Live Universal Awareness Map, commonly known as Liveuamap, is an internet service to monitor and indicate activities on online geographic maps, particularly of locations with ongoing armed conflicts. It was developed by Rodion Rozhkovskiy and Oleksandr Bilchenko, two Ukrainian software engineers from Dnipro.

==Creation and name==
The two founders of Liveuamap, Rodion Rozhkovskiy and Oleksandr Bilchenko, initially experimented independently with algorithms to filter and correlate social media information related to distinct geographic locations of interest. Together, they started the website liveuamap.com on 18 February 2014 to monitor Russian activities in Ukraine. They were able to indicate in detail the operations that led to the annexation of Crimea by the Russian Federation using their web crawler. The "UA" letters in the "LiveUAmap" name were originally from the country code for Ukraine, before the "Universal Awareness" backronym was officially proposed by the creators.

==Publication method==
Their system tracks authors of social media posts of interest by identifying their former posts, number of activities, whom they follow and applies filter techniques to extract relevant information. When an accumulation of correlated messages about an event occurring at a location passes thresholds defined by the algorithms, the situation is listed for human intervention. At least two Liveuamap members decide whether the information about the event is valid, to be used on the map or if further verification is needed. Followup information about the accepted events is used as feedback to improve the system. Liveuamap members use additional sources such as satellite pictures and official communications. Archives are accessible to track the evolution of a particular map.
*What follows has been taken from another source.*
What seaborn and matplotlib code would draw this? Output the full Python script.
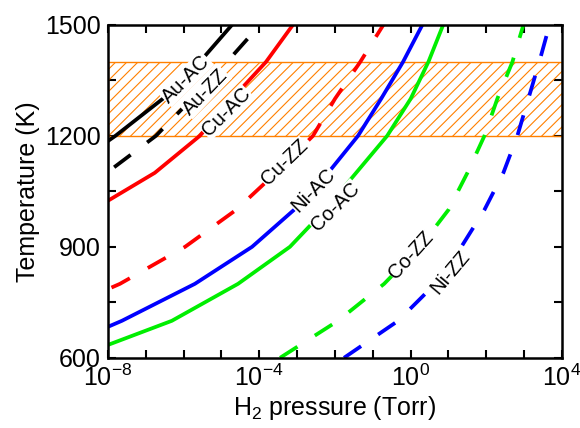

==Role as an information source==
Liveuamap has been used to track ongoing armed conflicts. The website has provided interactive maps for armed conflicts such as the Syrian civil war, the Yemeni civil war, the Russo-Ukrainian War, and the greater Arab–Israeli conflict (including the Gaza war and Israel–Hezbollah conflict). The website's interactive conflict maps have been used by organisations such as the United Nations, Médecins Sans Frontières, Neue Zürcher Zeitung and The Guardian as part of their respective coverage.